Combining traditional university courses with massive open online courses.

Last year I went back to school to upgrade my digital media skill set, but not everything I learned was in the classroom. Like many people, I discovered massively open online courses, or MOOCs – which are Internet-based courses offered (often) for free. I had started with coding – learning HTML5, CSS3 and Javascript through Codecademy  – and then moved onto other topics, such as Gamification and Social Network Analysis at Coursera.

Many people are finding these courses interesting – and challenging, and after taking both ‘traditional’ classes and MOOCs, I’ve come away with some observations:

  1. Traditional university classrooms are changing. The typical class is a lecture, and it’s only been fairly recently that laptops have made their way into the classroom. A student would spend their time after class sourcing materials in the library when they had a paper to write. Now, a number of schools are wanting to ban/limit laptops and Internet in the classroom. Having greater access to educational articles online, or a laptop in class allows students to verify information quickly, and create a discussion about a topic, rather than just absorb information. Here are some articles arguing for laptops and against.
  2. Watching videos for MOOCs still requires discipline and focus. If it’s a subject that you’re not familiar with you need to pay attention. Not all MOOCs are created equal either. Some have better video/audio quality, and some professors are downright awkward in front of the camera. There is still a requirement to do assignments and take tests, and while some argue that it’s easier to cheat, there are means to mitigate this.
  3. Credentials. Getting a degree or diploma has long been regarded as key to understanding a field of study, however often by the time you’ve graduated, the content you’ve learned is out of date. Some things are easier to be taught outside of the classroom and certainly many companies prefer real world experience, rather than a university degree.
  4. Tandem learning. By taking Gamification and Social Network Analysis at the same time as Digital Skills and Innovation for the Global Economy (EID100), my level of understanding opened up just that much more. Both topics were touched on in class – and having a better understanding of each meant I could appreciate the lecture that much more. I’m in no way advocating a full course load plus MOOCs – there needs to be prioritization.
  5. Extreme circumstances/distance learning. Not everyone is able to attend classes, commit to 12-14 weeks for one course, or even afford to go to class. By allowing segments of courses to be posted online for free, students can make better decisions about taking the full course, or seeing where that little bit of knowledge could take them. In some cases – it’s nowhere, but that’s true for many people who spend 3 or 4 years pursuing a degree and end up in a completely different field.

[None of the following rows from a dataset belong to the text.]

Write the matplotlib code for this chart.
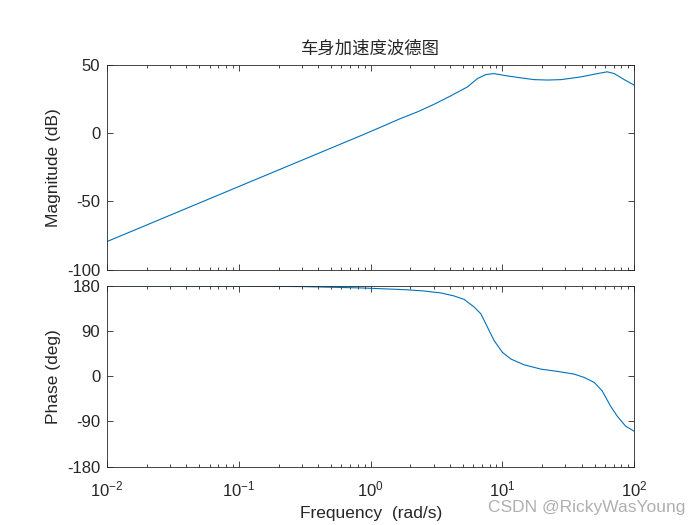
import numpy as np
import matplotlib
matplotlib.use("Agg")
from matplotlib import pyplot as plt
from matplotlib.ticker import LogLocator, NullFormatter

plt.rcParams['font.family'] = ['Liberation Sans', 'Noto Sans CJK SC', 'DejaVu Sans']
plt.rcParams['axes.unicode_minus'] = False

# values
freq_mag = [0.01, 0.1, 0.84, 1.0, 1.69, 2.26, 3.03, 4.05, 5.43, 6.47, 7.48, 8.65,
            10.9, 13.8, 17.4, 22.0, 27.8, 39.4, 52.5, 62.5, 70.6, 84.0, 100.0]
mag_db = [-79.3, -39.1, -2.0, 1.1, 10.6, 15.4, 21.0, 27.1, 33.7, 39.8, 42.7, 43.4,
          41.7, 40.3, 39.0, 38.7, 39.0, 41.0, 43.4, 44.7, 43.4, 39.0, 35.0]

freq_ph = [0.01, 0.1, 0.3, 0.84, 1.79, 2.5, 3.41, 4.3, 5.12, 6.1, 6.86, 7.7, 8.65, 10.0,
           11.6, 14.6, 19.6, 26.2, 35.1, 41.8, 49.8, 57.2, 66.1, 74.3, 86.1, 100.0]
phase_deg = [179.9, 179.3, 178.0, 175.4, 172.0, 169.5, 165.4, 159.4, 152.6, 137.4, 124.0, 97.4, 70.6, 47.4,
             34.0, 22.6, 14.0, 9.4, 4.0, -2.6, -12.6, -29.4, -59.4, -79.4, -99.4, -109.4]

mag_ticks = [-100, -50, 0, 50]
phase_ticks = [-180, -90, 0, 90, 180]

line_color = '#0072BD'
ax_color = '#262626'

fig = plt.figure(figsize=(7, 5.25), dpi=100)
ax1 = fig.add_axes([0.153, 0.486, 0.753, 0.391])
ax2 = fig.add_axes([0.153, 0.111, 0.753, 0.345])

ax1.semilogx(freq_mag, mag_db, color=line_color, lw=0.8)
ax2.semilogx(freq_ph, phase_deg, color=line_color, lw=0.8)

ax1.set_ylim(-100, 50)
ax1.set_yticks(mag_ticks)
ax2.set_ylim(-180, 180)
ax2.set_yticks(phase_ticks)

for ax in (ax1, ax2):
    ax.set_xlim(0.01, 100)
    ax.xaxis.set_major_locator(LogLocator(base=10, numticks=10))
    ax.xaxis.set_minor_locator(LogLocator(base=10, subs=np.arange(2, 10), numticks=20))
    ax.xaxis.set_minor_formatter(NullFormatter())
    ax.tick_params(which='both', direction='in', top=True, right=True,
                   colors=ax_color, labelsize=12, width=0.6)
    ax.tick_params(which='major', length=4, pad=5)
    ax.tick_params(which='minor', length=2.5)
    for s in ax.spines.values():
        s.set_color(ax_color)
        s.set_linewidth(0.6)

ax1.tick_params(axis='x', which='both', labelbottom=False)
ax2.tick_params(axis='x', which='major', pad=9)

ax1.set_ylabel('Magnitude (dB)', fontsize=12.5, color=ax_color, labelpad=4)
ax2.set_ylabel('Phase (deg)', fontsize=12.5, color=ax_color, labelpad=4)
ax2.set_xlabel('Frequency  (rad/s)', fontsize=12.5, color=ax_color, labelpad=5)
ax1.set_title('车身加速度波德图', fontsize=12.5, color=ax_color, pad=8,
              family=['Noto Sans CJK SC', 'DejaVu Sans'], fontweight='light')

fig.text(0.979, 0.034, 'CSDN @RickyWasYoung', ha='right', va='center',
         fontsize=12.5, color='#b0b0b0')

fig.savefig('out.png', dpi=100, facecolor='white')
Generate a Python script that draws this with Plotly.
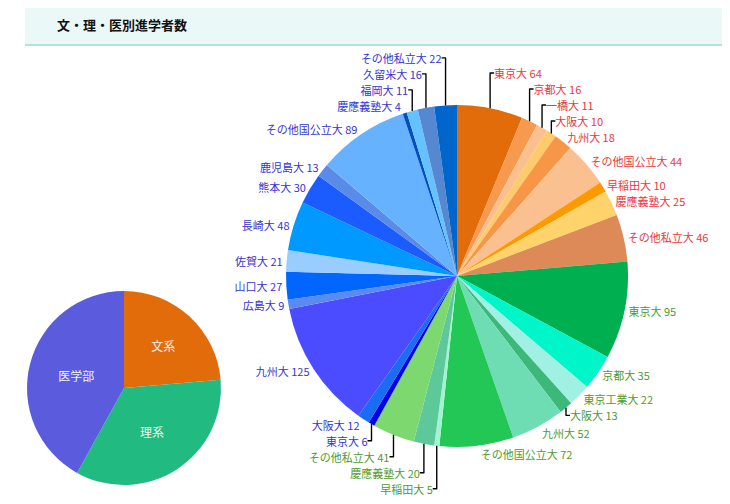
import plotly.graph_objects as go

W, H = 730, 504
OFF = 8  # ページ本体の余白分

# 文系
bun_labels = ["東京大", "京都大", "一橋大", "大阪大", "九州大", "その他国公立大", "早稲田大", "慶應義塾大", "その他私立大"]
bun_values = [64, 16, 11, 10, 18, 44, 10, 25, 46]
bun_colors = ["#E36C0A", "#F7994E", "#FAC090", "#FDCB6A", "#F79646", "#FAC090", "#FF9900", "#FFD36B", "#DE8A58"]

# 理系
ri_labels = ["東京大", "京都大", "東京工業大", "大阪大", "九州大", "その他国公立大", "早稲田大", "慶應義塾大", "その他私立大"]
ri_values = [95, 35, 22, 13, 52, 72, 5, 20, 41]
ri_colors = ["#00B050", "#00F5C8", "#A0F0E4", "#3CB878", "#6EDDB4", "#22C755", "#A0F5D0", "#5DC99A", "#7DD870"]

# 医学部
i_labels = ["東京大", "大阪大", "九州大", "広島大", "山口大", "佐賀大", "長崎大", "熊本大", "鹿児島大",
            "その他国公立大", "慶應義塾大", "福岡大", "久留米大", "その他私立大"]
i_values = [6, 12, 125, 9, 27, 21, 48, 30, 13, 89, 4, 11, 16, 22]
i_colors = ["#0000E8", "#1A6CF5", "#4B4BFF", "#5A8BF0", "#0066FF", "#99CCFF", "#0099FF", "#1A5CFF", "#5B8BE8",
            "#66B2FF", "#0050C0", "#66C2FF", "#5588D0", "#0066CC"]

group_labels = ["文系", "理系", "医学部"]
group_colors = ["#E36C0A", "#21BA80", "#5B5BDD"]
text_colors = ["#E8383D", "#4E9A2E", "#3535D0"]

group_values = [sum(bun_values), sum(ri_values), sum(i_values)]

labels = bun_labels + ri_labels + i_labels
values = bun_values + ri_values + i_values
colors = bun_colors + ri_colors + i_colors
tcolors = ([text_colors[0]] * len(bun_values) + [text_colors[1]] * len(ri_values)
           + [text_colors[2]] * len(i_values))


def px(x):
    return (x - OFF) / W


def py(y):
    return 1 - (y - OFF) / H


fig = go.Figure()

# 右：大学別
fig.add_trace(go.Pie(
    labels=[f"{g}-{l}" for g, n in zip(group_labels, [bun_labels, ri_labels, i_labels]) for l in n],
    values=values,
    text=labels,
    texttemplate="%{text} %{value}",
    textposition="outside",
    sort=False, direction="clockwise",
    marker=dict(colors=colors, line=dict(width=0)),
    outsidetextfont=dict(color=tcolors, size=11, family="Noto Sans CJK JP"),
    domain=dict(x=[px(457 - 171), px(457 + 171)], y=[py(447), py(105)]),
    showlegend=False, hoverinfo="label+value",
))

# 左：文・理・医
fig.add_trace(go.Pie(
    labels=group_labels, values=group_values,
    textinfo="label", textposition="inside", insidetextorientation="horizontal",
    sort=False, direction="clockwise",
    marker=dict(colors=group_colors, line=dict(width=0)),
    insidetextfont=dict(color="#F4F4F4", size=12, family="Noto Sans CJK JP"),
    domain=dict(x=[px(124 - 97), px(124 + 97)], y=[py(485), py(291)]),
    showlegend=False,
))

fig.update_layout(
    width=W, height=H,
    margin=dict(l=0, r=0, t=0, b=0),
    paper_bgcolor="white",
    shapes=[
        dict(type="rect", xref="paper", yref="paper",
             x0=px(25), x1=px(725), y0=py(45), y1=py(5),
             fillcolor="#EAF8F8", line=dict(width=0), layer="below"),
        dict(type="line", xref="paper", yref="paper",
             x0=px(25), x1=px(725), y0=py(45), y1=py(45),
             line=dict(color="#9ED8D8", width=1.5)),
    ],
    annotations=[
        dict(text="<b>文・理・医別進学者数</b>", xref="paper", yref="paper",
             x=px(55), y=py(25), xanchor="left", yanchor="middle", showarrow=False,
             font=dict(size=13, color="#111111", family="Noto Sans CJK JP")),
    ],
)

fig.write_html("out.html")
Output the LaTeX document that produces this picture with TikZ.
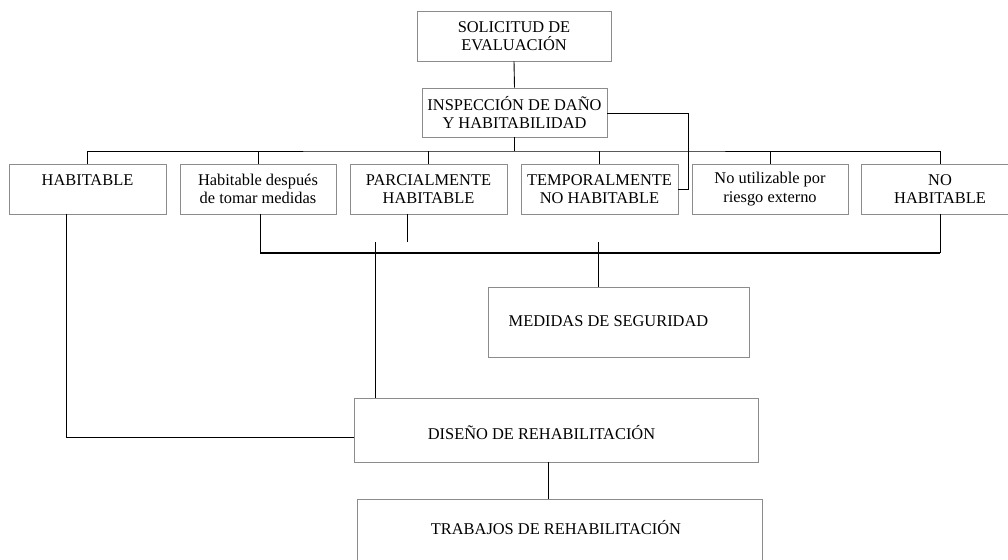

Education in the digital world is undergoing change, and there are exciting opportunities for those that want to embrace it. As universities face ongoing education design challenges, they can no longer ignore the apparent success of MOOCs and other online models. A healthy mixture of both may be just what’s required – or adapting to a completely different educational model.

Have you participated in a MOOC? What was your impression – was it a good learning experience, or did you abandon it mid-way through.